··· Provided data ···

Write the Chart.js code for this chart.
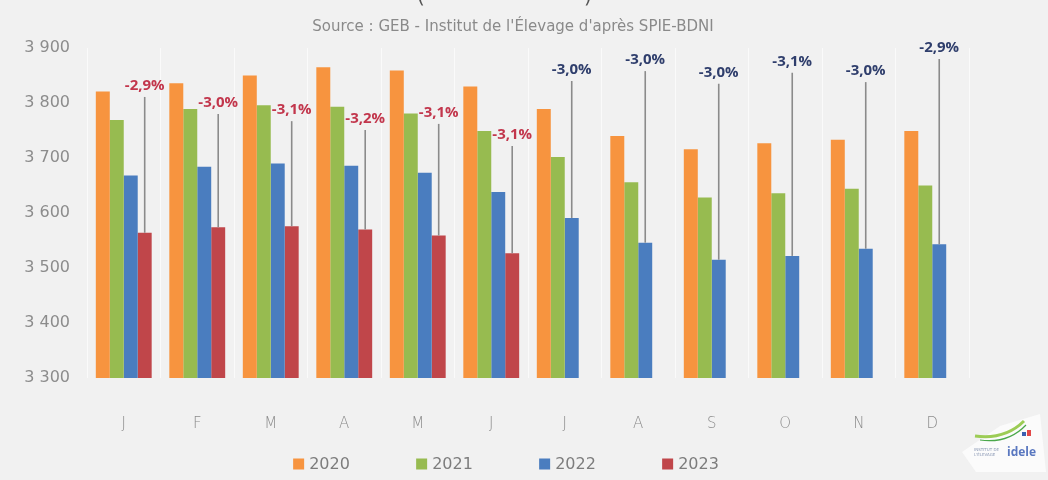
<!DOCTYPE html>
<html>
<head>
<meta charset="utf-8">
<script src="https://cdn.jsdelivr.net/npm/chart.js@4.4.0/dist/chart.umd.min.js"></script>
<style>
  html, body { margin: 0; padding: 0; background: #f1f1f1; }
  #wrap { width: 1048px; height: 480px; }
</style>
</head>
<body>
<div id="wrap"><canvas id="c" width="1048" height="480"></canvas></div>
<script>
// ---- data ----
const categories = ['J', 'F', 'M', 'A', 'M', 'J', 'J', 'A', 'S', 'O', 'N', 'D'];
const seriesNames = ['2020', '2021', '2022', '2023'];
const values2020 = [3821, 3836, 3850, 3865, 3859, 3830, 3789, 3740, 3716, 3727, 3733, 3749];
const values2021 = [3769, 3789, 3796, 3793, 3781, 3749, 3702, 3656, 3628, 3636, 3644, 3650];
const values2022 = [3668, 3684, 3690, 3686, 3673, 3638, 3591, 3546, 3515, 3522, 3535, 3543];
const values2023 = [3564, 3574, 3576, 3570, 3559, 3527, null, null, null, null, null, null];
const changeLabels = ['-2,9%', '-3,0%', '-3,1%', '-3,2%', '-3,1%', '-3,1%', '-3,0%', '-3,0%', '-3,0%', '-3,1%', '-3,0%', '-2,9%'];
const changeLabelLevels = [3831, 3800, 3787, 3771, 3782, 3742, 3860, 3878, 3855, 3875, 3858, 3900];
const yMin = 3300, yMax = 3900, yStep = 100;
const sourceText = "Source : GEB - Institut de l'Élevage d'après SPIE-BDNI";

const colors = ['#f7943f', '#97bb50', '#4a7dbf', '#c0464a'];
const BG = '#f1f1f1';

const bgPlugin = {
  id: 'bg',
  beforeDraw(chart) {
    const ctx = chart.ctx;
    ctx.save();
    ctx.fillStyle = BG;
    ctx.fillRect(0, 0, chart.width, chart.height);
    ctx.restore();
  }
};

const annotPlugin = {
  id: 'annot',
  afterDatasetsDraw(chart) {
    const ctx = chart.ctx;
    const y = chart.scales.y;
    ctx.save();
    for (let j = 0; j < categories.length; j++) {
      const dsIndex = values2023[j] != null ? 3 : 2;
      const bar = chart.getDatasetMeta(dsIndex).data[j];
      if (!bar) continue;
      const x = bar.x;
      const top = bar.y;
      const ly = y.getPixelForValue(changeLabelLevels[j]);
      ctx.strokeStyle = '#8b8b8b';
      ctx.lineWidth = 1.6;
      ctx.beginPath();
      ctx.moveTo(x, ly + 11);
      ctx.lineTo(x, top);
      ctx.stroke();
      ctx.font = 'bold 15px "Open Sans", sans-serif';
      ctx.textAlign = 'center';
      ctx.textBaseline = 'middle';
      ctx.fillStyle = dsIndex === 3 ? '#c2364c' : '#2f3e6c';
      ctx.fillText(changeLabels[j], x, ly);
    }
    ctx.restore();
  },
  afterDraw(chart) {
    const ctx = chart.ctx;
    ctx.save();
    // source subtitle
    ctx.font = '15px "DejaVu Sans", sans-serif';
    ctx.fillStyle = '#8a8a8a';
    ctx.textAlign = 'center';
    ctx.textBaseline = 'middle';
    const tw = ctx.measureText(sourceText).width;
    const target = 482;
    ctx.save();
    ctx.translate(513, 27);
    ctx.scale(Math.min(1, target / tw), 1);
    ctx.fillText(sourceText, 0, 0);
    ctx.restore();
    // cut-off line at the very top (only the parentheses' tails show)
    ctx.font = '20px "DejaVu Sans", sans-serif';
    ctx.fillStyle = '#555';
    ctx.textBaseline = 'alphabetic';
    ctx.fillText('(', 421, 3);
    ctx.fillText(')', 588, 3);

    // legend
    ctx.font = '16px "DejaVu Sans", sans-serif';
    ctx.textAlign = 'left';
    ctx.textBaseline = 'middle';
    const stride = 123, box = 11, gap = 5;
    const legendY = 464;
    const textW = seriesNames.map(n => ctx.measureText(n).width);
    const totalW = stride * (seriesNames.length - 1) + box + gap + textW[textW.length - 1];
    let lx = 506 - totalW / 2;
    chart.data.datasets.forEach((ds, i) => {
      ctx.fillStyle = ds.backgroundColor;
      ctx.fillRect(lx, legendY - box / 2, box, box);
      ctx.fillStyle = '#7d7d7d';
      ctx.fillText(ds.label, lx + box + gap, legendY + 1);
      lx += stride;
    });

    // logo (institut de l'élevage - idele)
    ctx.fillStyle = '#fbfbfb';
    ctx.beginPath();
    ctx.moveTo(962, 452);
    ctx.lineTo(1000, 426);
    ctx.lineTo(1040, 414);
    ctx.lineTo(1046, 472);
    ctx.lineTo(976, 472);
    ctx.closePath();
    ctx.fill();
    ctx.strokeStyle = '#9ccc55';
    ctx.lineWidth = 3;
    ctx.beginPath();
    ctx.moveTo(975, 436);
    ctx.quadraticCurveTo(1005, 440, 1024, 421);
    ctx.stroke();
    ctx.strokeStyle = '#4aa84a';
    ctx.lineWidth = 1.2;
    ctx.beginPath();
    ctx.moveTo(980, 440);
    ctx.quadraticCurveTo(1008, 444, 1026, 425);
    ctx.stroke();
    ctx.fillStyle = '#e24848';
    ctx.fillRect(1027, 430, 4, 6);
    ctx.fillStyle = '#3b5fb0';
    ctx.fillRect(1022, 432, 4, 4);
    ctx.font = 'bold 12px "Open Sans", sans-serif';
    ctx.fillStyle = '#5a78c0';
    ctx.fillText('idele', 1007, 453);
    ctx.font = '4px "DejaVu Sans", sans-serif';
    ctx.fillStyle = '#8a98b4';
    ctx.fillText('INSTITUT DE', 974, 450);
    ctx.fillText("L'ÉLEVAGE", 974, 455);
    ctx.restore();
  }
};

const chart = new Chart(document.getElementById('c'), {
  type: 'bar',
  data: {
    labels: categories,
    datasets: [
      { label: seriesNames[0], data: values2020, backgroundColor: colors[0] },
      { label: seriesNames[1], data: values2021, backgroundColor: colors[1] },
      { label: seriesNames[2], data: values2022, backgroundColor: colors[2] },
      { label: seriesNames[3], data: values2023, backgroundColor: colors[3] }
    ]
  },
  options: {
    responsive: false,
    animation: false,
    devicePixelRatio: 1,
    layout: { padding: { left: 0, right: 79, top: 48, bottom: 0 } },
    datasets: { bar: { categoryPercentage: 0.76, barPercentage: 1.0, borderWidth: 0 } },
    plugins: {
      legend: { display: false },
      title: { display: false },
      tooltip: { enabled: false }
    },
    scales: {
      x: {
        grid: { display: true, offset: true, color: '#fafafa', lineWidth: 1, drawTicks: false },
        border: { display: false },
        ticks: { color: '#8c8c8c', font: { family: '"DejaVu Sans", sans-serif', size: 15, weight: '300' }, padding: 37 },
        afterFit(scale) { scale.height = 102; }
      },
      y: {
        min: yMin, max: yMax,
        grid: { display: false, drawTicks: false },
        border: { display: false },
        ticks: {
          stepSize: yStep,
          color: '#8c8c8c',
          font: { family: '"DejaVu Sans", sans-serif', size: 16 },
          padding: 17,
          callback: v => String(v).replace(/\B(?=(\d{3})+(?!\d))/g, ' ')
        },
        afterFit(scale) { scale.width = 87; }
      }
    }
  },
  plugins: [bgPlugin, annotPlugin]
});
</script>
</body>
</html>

···

Challenge: Copy out all the data without changing anything, and drop the pictures.

Response:
Write the Chart.js code for this chart.
<!DOCTYPE html>
<html>
<head>
<meta charset="utf-8">
<script src="https://cdn.jsdelivr.net/npm/chart.js@4.4.0/dist/chart.umd.min.js"></script>
<style>
  html, body { margin: 0; padding: 0; background: #f1f1f1; }
  #wrap { width: 1048px; height: 480px; }
</style>
</head>
<body>
<div id="wrap"><canvas id="c" width="1048" height="480"></canvas></div>
<script>
// ---- data ----
const categories = ['J', 'F', 'M', 'A', 'M', 'J', 'J', 'A', 'S', 'O', 'N', 'D'];
const seriesNames = ['2020', '2021', '2022', '2023'];
const values2020 = [3821, 3836, 3850, 3865, 3859, 3830, 3789, 3740, 3716, 3727, 3733, 3749];
const values2021 = [3769, 3789, 3796, 3793, 3781, 3749, 3702, 3656, 3628, 3636, 3644, 3650];
const values2022 = [3668, 3684, 3690, 3686, 3673, 3638, 3591, 3546, 3515, 3522, 3535, 3543];
const values2023 = [3564, 3574, 3576, 3570, 3559, 3527, null, null, null, null, null, null];
const changeLabels = ['-2,9%', '-3,0%', '-3,1%', '-3,2%', '-3,1%', '-3,1%', '-3,0%', '-3,0%', '-3,0%', '-3,1%', '-3,0%', '-2,9%'];
const changeLabelLevels = [3831, 3800, 3787, 3771, 3782, 3742, 3860, 3878, 3855, 3875, 3858, 3900];
const yMin = 3300, yMax = 3900, yStep = 100;
const sourceText = "Source : GEB - Institut de l'Élevage d'après SPIE-BDNI";

const colors = ['#f7943f', '#97bb50', '#4a7dbf', '#c0464a'];
const BG = '#f1f1f1';

const bgPlugin = {
  id: 'bg',
  beforeDraw(chart) {
    const ctx = chart.ctx;
    ctx.save();
    ctx.fillStyle = BG;
    ctx.fillRect(0, 0, chart.width, chart.height);
    ctx.restore();
  }
};

const annotPlugin = {
  id: 'annot',
  afterDatasetsDraw(chart) {
    const ctx = chart.ctx;
    const y = chart.scales.y;
    ctx.save();
    for (let j = 0; j < categories.length; j++) {
      const dsIndex = values2023[j] != null ? 3 : 2;
      const bar = chart.getDatasetMeta(dsIndex).data[j];
      if (!bar) continue;
      const x = bar.x;
      const top = bar.y;
      const ly = y.getPixelForValue(changeLabelLevels[j]);
      ctx.strokeStyle = '#8b8b8b';
      ctx.lineWidth = 1.6;
      ctx.beginPath();
      ctx.moveTo(x, ly + 11);
      ctx.lineTo(x, top);
      ctx.stroke();
      ctx.font = 'bold 15px "Open Sans", sans-serif';
      ctx.textAlign = 'center';
      ctx.textBaseline = 'middle';
      ctx.fillStyle = dsIndex === 3 ? '#c2364c' : '#2f3e6c';
      ctx.fillText(changeLabels[j], x, ly);
    }
    ctx.restore();
  },
  afterDraw(chart) {
    const ctx = chart.ctx;
    ctx.save();
    // source subtitle
    ctx.font = '15px "DejaVu Sans", sans-serif';
    ctx.fillStyle = '#8a8a8a';
    ctx.textAlign = 'center';
    ctx.textBaseline = 'middle';
    const tw = ctx.measureText(sourceText).width;
    const target = 482;
    ctx.save();
    ctx.translate(513, 27);
    ctx.scale(Math.min(1, target / tw), 1);
    ctx.fillText(sourceText, 0, 0);
    ctx.restore();
    // cut-off line at the very top (only the parentheses' tails show)
    ctx.font = '20px "DejaVu Sans", sans-serif';
    ctx.fillStyle = '#555';
    ctx.textBaseline = 'alphabetic';
    ctx.fillText('(', 421, 3);
    ctx.fillText(')', 588, 3);

    // legend
    ctx.font = '16px "DejaVu Sans", sans-serif';
    ctx.textAlign = 'left';
    ctx.textBaseline = 'middle';
    const stride = 123, box = 11, gap = 5;
    const legendY = 464;
    const textW = seriesNames.map(n => ctx.measureText(n).width);
    const totalW = stride * (seriesNames.length - 1) + box + gap + textW[textW.length - 1];
    let lx = 506 - totalW / 2;
    chart.data.datasets.forEach((ds, i) => {
      ctx.fillStyle = ds.backgroundColor;
      ctx.fillRect(lx, legendY - box / 2, box, box);
      ctx.fillStyle = '#7d7d7d';
      ctx.fillText(ds.label, lx + box + gap, legendY + 1);
      lx += stride;
    });

    // logo (institut de l'élevage - idele)
    ctx.fillStyle = '#fbfbfb';
    ctx.beginPath();
    ctx.moveTo(962, 452);
    ctx.lineTo(1000, 426);
    ctx.lineTo(1040, 414);
    ctx.lineTo(1046, 472);
    ctx.lineTo(976, 472);
    ctx.closePath();
    ctx.fill();
    ctx.strokeStyle = '#9ccc55';
    ctx.lineWidth = 3;
    ctx.beginPath();
    ctx.moveTo(975, 436);
    ctx.quadraticCurveTo(1005, 440, 1024, 421);
    ctx.stroke();
    ctx.strokeStyle = '#4aa84a';
    ctx.lineWidth = 1.2;
    ctx.beginPath();
    ctx.moveTo(980, 440);
    ctx.quadraticCurveTo(1008, 444, 1026, 425);
    ctx.stroke();
    ctx.fillStyle = '#e24848';
    ctx.fillRect(1027, 430, 4, 6);
    ctx.fillStyle = '#3b5fb0';
    ctx.fillRect(1022, 432, 4, 4);
    ctx.font = 'bold 12px "Open Sans", sans-serif';
    ctx.fillStyle = '#5a78c0';
    ctx.fillText('idele', 1007, 453);
    ctx.font = '4px "DejaVu Sans", sans-serif';
    ctx.fillStyle = '#8a98b4';
    ctx.fillText('INSTITUT DE', 974, 450);
    ctx.fillText("L'ÉLEVAGE", 974, 455);
    ctx.restore();
  }
};

const chart = new Chart(document.getElementById('c'), {
  type: 'bar',
  data: {
    labels: categories,
    datasets: [
      { label: seriesNames[0], data: values2020, backgroundColor: colors[0] },
      { label: seriesNames[1], data: values2021, backgroundColor: colors[1] },
      { label: seriesNames[2], data: values2022, backgroundColor: colors[2] },
      { label: seriesNames[3], data: values2023, backgroundColor: colors[3] }
    ]
  },
  options: {
    responsive: false,
    animation: false,
    devicePixelRatio: 1,
    layout: { padding: { left: 0, right: 79, top: 48, bottom: 0 } },
    datasets: { bar: { categoryPercentage: 0.76, barPercentage: 1.0, borderWidth: 0 } },
    plugins: {
      legend: { display: false },
      title: { display: false },
      tooltip: { enabled: false }
    },
    scales: {
      x: {
        grid: { display: true, offset: true, color: '#fafafa', lineWidth: 1, drawTicks: false },
        border: { display: false },
        ticks: { color: '#8c8c8c', font: { family: '"DejaVu Sans", sans-serif', size: 15, weight: '300' }, padding: 37 },
        afterFit(scale) { scale.height = 102; }
      },
      y: {
        min: yMin, max: yMax,
        grid: { display: false, drawTicks: false },
        border: { display: false },
        ticks: {
          stepSize: yStep,
          color: '#8c8c8c',
          font: { family: '"DejaVu Sans", sans-serif', size: 16 },
          padding: 17,
          callback: v => String(v).replace(/\B(?=(\d{3})+(?!\d))/g, ' ')
        },
        afterFit(scale) { scale.width = 87; }
      }
    }
  },
  plugins: [bgPlugin, annotPlugin]
});
</script>
</body>
</html>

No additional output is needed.